So, I have been mostly following Michael Geist’s blog on the proposed Bill C-32. I find it quite edifying. But I had not found someone who seems to be arguing as authoritatively on the other side of the issue. I found such a blog this morning. Yay!
Geist’s views on digital locks (or TPMs) are the key topic on the blog. Specifically that the locks prohibit the other exceptions in the bill on fair dealing. That the lock trumps fair dealing. He argues, quite well, that the bill should be amended to allow circumvention of the lock for the purposes of fair dealing.
So this other fellow – Barry Sookman – argues that the current language in the bill is exactly what is required by the WIPO treaty (here). He argues that comments made by Geist on his blog (here and here and here) are not in keeping with the language of the treaty nor the intentions of the countries being signing it. And he does so in depth – with reference to the actual treaty and the discussions before and proposed amendments to it. In detail. I’m not a lawyer, but he seems to crush Geist’s argument.
I’m pretty excited. Now I can see a real debate on the various sides of the issue. I think both sides have made good points and I am concerned about the digital locks. But it doesn’t seem as clear cut to me anymore.
The following argument is one of the places Sookman uses metaphor instead of legalese in his analysis. I thought it was excellent:
Since the very birth of copyright, there have always been legally controlled forms of getting access to protected works and objects of related rights, such as buying copies of works and records, lending books from libraries, buying entrance fees for cinemas, theaters, concert halls and exhibition halls; paying newspaper, radio and television subscription fees, etc.
Even in the case of exceptions, there have been controlled forms of access also in the “traditional”, analogue environment. For example, nobody was allowed to walk into a book shop, take a book from the shelves and walk out with it without payment just because he wanted to benefit from the exception to the right of reproduction for the purposes of quotations or making a parody, or nobody was able to simply enter a theatre without an entrance ticket referring to his need to see a presentation of ‘Hamlet’ for the purpose of preparing his homework on Shakespeare’s dramas. There were and are other – adequate – ways to benefit from these and other exceptions.

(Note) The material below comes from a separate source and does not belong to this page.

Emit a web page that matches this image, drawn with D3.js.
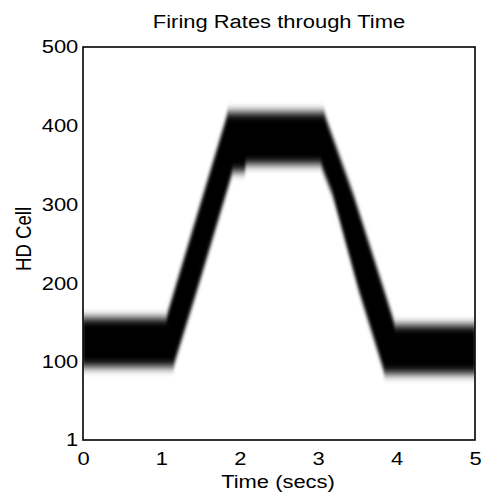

If it were allowed to eliminate these control mechanisms, the copyright system would collapse. This would be the case, since, if there were free access to copies in book shops, record shops, rental shops, etc., free ntrance to cinemas, theaters and concert halls, etc., there would be no income of creators, publishers and producers to recoup their investments and even their operational costs, since no licensees would be able to pay remuneration to them. Such unauthorized acts of access would not qualify as copyright infringements proper, but if there were no legal protection against them, they would undermine the practical applicability of copyright and related right.
In the digital, networked environment the traditional chain of events is transformed: what used to be entering a book shop, buying a copy, bringing it home and reading it – or going to cinema, buying a ticket, entering the movie theater and watch the film – may be concentrated into simple clicks on the keyboard. In the case of these complex condensed acts, control by TPMs has the same role as property protection for copies of books and records in shops or by trespass laws against someone who tries to enter a theatre, cinema or concert hall without buying a ticket, etc.
This means that, there is nothing alien to the copyright paradigm in the application and protection of access controls. In the online environment, such measures may guarantee the kind of control of access to works and objects of related rights that have always existed as an indispensable corollary of copyright protection proper. It is another matter that appropriate balance should be established between the protection of such and other TPMs and the applicability of certain exceptions and limitations important from the viewpoint of public interests.
So is circumventing a TPM (even for legal purposes) like going into a theatre without paying or taking a book from a bookstore without paying? Or is it like being able to photocopy the relevant sections of a book in a library? To me it seems more like the former than the later. So Sookman’s argument seems to have the greater weight. But a TPM would also prevent the later.
I am now deeply divided. Pretty exciting!